━━ RECORDS TO USE ━━

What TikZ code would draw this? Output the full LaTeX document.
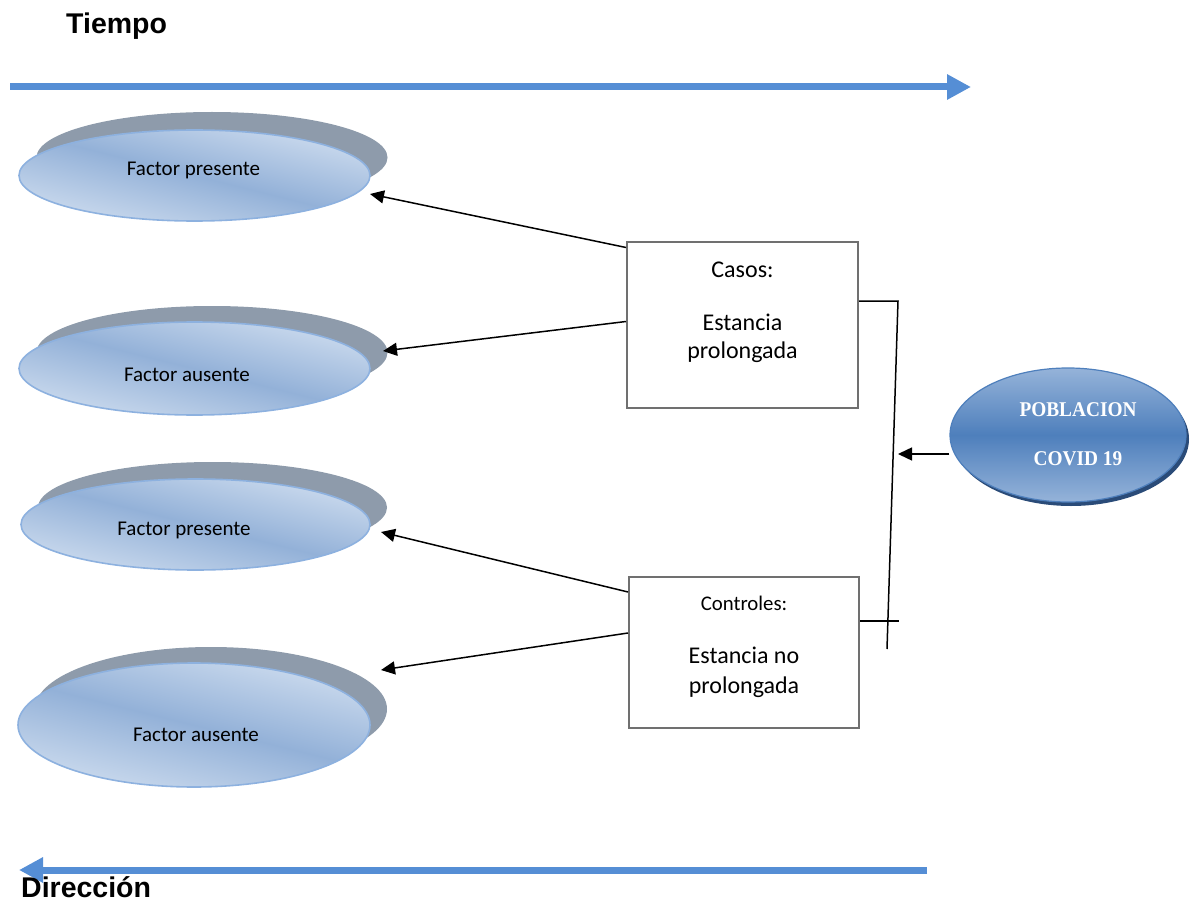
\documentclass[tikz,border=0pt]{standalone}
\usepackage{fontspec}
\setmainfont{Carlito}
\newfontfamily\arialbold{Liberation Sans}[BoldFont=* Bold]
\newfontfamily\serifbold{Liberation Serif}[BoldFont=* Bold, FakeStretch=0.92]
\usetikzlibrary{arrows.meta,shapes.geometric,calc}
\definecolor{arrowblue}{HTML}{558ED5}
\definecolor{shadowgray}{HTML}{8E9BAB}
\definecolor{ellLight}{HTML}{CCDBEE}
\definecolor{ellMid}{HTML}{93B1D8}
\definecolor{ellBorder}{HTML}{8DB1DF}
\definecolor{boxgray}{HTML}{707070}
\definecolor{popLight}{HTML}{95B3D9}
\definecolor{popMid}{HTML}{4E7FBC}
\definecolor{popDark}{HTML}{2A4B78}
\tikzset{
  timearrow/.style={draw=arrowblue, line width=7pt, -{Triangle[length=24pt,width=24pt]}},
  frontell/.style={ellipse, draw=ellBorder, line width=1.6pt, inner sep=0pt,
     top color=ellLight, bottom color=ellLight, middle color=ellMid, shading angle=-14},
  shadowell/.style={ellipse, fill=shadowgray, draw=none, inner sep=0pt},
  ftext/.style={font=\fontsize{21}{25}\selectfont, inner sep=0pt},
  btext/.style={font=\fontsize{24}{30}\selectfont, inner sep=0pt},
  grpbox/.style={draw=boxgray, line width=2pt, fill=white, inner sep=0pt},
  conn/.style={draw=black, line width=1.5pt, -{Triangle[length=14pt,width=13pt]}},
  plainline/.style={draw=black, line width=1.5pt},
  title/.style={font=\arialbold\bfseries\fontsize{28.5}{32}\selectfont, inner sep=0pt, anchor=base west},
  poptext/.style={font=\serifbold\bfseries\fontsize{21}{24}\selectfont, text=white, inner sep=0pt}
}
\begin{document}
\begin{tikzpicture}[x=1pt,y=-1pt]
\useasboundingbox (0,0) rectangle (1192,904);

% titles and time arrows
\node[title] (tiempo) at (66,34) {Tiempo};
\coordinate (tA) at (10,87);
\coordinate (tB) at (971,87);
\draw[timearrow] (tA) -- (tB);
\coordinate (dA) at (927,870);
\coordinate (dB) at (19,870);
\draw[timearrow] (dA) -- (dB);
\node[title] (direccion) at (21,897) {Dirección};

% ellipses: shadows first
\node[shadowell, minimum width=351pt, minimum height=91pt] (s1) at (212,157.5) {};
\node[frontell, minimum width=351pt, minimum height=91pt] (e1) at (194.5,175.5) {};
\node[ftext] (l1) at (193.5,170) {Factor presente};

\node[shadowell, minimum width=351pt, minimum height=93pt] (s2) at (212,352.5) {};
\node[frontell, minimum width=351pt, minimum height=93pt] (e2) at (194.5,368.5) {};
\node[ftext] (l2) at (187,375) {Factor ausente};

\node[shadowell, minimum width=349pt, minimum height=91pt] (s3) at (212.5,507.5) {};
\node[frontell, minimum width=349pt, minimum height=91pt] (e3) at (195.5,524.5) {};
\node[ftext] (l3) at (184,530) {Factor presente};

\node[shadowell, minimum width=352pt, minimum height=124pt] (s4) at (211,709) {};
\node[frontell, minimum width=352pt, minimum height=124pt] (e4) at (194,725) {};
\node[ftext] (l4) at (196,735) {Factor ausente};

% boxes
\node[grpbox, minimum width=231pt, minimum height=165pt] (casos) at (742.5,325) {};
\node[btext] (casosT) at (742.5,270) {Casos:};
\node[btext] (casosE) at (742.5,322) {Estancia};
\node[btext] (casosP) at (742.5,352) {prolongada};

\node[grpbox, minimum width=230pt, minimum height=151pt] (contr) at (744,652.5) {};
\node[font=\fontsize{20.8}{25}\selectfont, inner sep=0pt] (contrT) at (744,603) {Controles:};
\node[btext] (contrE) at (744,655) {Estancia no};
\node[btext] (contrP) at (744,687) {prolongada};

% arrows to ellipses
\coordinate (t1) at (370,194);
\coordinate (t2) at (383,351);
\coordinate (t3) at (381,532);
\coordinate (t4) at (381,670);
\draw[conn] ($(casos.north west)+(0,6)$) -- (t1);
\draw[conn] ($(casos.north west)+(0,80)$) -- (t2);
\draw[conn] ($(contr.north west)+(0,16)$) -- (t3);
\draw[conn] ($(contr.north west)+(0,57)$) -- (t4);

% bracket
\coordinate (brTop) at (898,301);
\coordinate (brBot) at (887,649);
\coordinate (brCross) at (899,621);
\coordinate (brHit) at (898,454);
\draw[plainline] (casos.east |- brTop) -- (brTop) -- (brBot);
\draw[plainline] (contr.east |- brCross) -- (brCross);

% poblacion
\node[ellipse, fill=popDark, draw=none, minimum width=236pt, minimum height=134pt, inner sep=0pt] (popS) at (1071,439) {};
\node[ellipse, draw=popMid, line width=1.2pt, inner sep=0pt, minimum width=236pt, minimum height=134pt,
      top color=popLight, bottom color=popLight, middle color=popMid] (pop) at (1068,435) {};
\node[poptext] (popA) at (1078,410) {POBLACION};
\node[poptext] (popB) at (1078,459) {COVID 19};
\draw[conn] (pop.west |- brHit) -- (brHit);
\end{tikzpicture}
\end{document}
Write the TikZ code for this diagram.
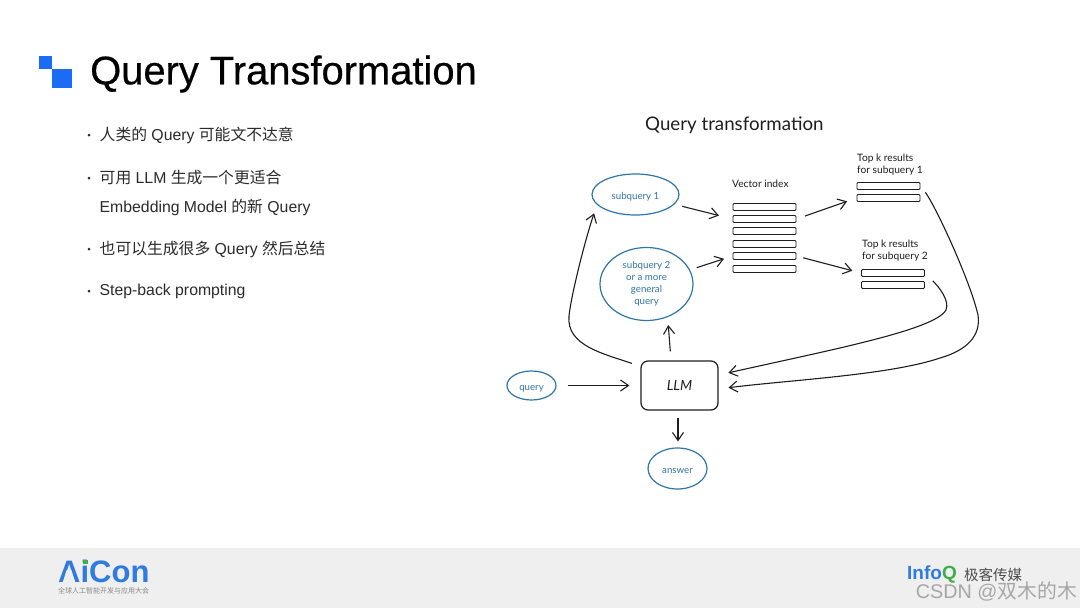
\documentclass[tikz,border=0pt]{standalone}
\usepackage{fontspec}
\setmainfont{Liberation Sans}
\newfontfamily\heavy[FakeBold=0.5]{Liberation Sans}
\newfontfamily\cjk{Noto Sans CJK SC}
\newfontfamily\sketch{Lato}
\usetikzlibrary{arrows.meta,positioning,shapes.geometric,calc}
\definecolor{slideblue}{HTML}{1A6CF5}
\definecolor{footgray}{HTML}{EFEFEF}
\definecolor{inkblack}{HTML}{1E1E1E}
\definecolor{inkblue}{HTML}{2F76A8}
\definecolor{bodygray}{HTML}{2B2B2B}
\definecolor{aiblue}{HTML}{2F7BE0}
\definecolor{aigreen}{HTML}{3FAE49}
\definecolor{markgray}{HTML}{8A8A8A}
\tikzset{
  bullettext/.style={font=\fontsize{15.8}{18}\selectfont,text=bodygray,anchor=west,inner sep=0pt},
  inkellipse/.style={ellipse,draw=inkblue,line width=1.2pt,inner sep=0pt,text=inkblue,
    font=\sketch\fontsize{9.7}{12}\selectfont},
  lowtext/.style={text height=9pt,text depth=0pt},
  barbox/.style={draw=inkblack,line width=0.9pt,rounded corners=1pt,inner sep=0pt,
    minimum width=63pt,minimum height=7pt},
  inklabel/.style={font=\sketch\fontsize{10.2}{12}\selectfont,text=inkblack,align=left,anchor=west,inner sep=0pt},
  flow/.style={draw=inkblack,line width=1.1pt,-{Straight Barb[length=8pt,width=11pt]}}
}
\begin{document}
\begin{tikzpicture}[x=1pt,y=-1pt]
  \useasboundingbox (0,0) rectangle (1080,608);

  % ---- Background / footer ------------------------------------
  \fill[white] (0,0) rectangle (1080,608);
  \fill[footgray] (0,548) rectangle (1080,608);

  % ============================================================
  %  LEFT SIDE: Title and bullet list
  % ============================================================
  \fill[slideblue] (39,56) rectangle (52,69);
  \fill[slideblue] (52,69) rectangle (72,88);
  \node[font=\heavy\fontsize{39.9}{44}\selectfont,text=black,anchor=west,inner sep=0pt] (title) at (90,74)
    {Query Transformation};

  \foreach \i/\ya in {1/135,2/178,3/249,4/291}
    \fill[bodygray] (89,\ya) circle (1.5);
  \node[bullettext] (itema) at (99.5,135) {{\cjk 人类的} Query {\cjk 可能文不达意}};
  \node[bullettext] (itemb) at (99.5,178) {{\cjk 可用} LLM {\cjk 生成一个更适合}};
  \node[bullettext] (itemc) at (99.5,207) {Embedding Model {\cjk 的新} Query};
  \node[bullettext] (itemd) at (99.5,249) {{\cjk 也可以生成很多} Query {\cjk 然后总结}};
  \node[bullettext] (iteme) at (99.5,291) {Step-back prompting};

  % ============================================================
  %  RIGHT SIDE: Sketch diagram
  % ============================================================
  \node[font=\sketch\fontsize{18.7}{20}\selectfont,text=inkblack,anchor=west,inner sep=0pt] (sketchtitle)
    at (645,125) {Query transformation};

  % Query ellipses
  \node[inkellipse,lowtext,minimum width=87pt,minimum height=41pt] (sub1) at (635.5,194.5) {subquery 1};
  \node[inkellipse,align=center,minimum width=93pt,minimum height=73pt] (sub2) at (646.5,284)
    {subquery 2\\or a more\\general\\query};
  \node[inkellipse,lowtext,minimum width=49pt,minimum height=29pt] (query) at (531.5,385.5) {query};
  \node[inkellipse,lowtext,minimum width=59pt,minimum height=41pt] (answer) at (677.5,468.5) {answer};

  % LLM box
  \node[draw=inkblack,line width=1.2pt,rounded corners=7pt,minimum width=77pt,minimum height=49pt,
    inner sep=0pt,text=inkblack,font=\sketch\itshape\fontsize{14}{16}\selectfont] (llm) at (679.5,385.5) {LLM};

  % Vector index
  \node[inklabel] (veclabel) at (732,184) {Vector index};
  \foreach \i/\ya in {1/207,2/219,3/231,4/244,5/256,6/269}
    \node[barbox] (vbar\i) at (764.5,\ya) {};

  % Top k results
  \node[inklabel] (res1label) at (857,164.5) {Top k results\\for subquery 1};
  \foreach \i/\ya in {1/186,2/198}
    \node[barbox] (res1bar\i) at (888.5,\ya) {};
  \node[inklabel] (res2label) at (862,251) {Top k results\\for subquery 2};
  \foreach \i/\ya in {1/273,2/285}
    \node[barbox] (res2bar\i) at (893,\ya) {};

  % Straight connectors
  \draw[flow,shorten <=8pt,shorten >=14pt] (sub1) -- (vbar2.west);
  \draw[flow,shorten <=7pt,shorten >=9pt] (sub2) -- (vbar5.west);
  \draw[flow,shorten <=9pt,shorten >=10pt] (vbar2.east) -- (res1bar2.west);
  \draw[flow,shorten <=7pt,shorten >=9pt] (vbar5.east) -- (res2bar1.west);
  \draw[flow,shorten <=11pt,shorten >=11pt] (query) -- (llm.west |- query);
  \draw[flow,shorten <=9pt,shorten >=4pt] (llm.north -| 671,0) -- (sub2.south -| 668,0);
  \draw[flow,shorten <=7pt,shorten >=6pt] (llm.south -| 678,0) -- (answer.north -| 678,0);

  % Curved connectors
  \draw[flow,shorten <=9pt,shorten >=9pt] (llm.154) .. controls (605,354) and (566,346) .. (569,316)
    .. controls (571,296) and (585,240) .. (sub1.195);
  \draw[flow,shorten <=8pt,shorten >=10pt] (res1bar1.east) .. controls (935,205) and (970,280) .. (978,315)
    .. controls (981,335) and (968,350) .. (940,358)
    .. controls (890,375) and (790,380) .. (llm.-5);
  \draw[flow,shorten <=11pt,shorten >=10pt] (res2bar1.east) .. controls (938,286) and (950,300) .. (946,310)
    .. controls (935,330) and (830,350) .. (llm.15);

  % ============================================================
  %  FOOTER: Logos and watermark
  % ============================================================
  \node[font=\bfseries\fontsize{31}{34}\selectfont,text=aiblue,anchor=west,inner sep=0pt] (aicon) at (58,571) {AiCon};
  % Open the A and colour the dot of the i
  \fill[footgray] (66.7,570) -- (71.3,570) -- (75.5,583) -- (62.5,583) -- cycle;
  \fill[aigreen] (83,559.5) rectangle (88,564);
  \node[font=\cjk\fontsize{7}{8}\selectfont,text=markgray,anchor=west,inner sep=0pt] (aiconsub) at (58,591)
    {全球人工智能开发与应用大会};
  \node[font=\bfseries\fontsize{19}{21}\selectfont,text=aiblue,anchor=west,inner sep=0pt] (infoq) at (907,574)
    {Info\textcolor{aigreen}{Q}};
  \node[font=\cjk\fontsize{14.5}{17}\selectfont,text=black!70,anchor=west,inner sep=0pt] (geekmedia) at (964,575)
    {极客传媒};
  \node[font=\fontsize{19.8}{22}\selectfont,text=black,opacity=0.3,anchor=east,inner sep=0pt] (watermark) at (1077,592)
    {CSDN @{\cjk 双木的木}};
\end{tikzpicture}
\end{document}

━━━

*SET EXERCISE*.
Repeat the lines exactly as they stand, from the opening line of the data through the line with "(direccion) at (21,897)". Pictures stay out of the copy.

*WRITTEN ANSWER*.
What TikZ code would draw this? Output the full LaTeX document.
\documentclass[tikz,border=0pt]{standalone}
\usepackage{fontspec}
\setmainfont{Carlito}
\newfontfamily\arialbold{Liberation Sans}[BoldFont=* Bold]
\newfontfamily\serifbold{Liberation Serif}[BoldFont=* Bold, FakeStretch=0.92]
\usetikzlibrary{arrows.meta,shapes.geometric,calc}
\definecolor{arrowblue}{HTML}{558ED5}
\definecolor{shadowgray}{HTML}{8E9BAB}
\definecolor{ellLight}{HTML}{CCDBEE}
\definecolor{ellMid}{HTML}{93B1D8}
\definecolor{ellBorder}{HTML}{8DB1DF}
\definecolor{boxgray}{HTML}{707070}
\definecolor{popLight}{HTML}{95B3D9}
\definecolor{popMid}{HTML}{4E7FBC}
\definecolor{popDark}{HTML}{2A4B78}
\tikzset{
  timearrow/.style={draw=arrowblue, line width=7pt, -{Triangle[length=24pt,width=24pt]}},
  frontell/.style={ellipse, draw=ellBorder, line width=1.6pt, inner sep=0pt,
     top color=ellLight, bottom color=ellLight, middle color=ellMid, shading angle=-14},
  shadowell/.style={ellipse, fill=shadowgray, draw=none, inner sep=0pt},
  ftext/.style={font=\fontsize{21}{25}\selectfont, inner sep=0pt},
  btext/.style={font=\fontsize{24}{30}\selectfont, inner sep=0pt},
  grpbox/.style={draw=boxgray, line width=2pt, fill=white, inner sep=0pt},
  conn/.style={draw=black, line width=1.5pt, -{Triangle[length=14pt,width=13pt]}},
  plainline/.style={draw=black, line width=1.5pt},
  title/.style={font=\arialbold\bfseries\fontsize{28.5}{32}\selectfont, inner sep=0pt, anchor=base west},
  poptext/.style={font=\serifbold\bfseries\fontsize{21}{24}\selectfont, text=white, inner sep=0pt}
}
\begin{document}
\begin{tikzpicture}[x=1pt,y=-1pt]
\useasboundingbox (0,0) rectangle (1192,904);

% titles and time arrows
\node[title] (tiempo) at (66,34) {Tiempo};
\coordinate (tA) at (10,87);
\coordinate (tB) at (971,87);
\draw[timearrow] (tA) -- (tB);
\coordinate (dA) at (927,870);
\coordinate (dB) at (19,870);
\draw[timearrow] (dA) -- (dB);
\node[title] (direccion) at (21,897) {Dirección};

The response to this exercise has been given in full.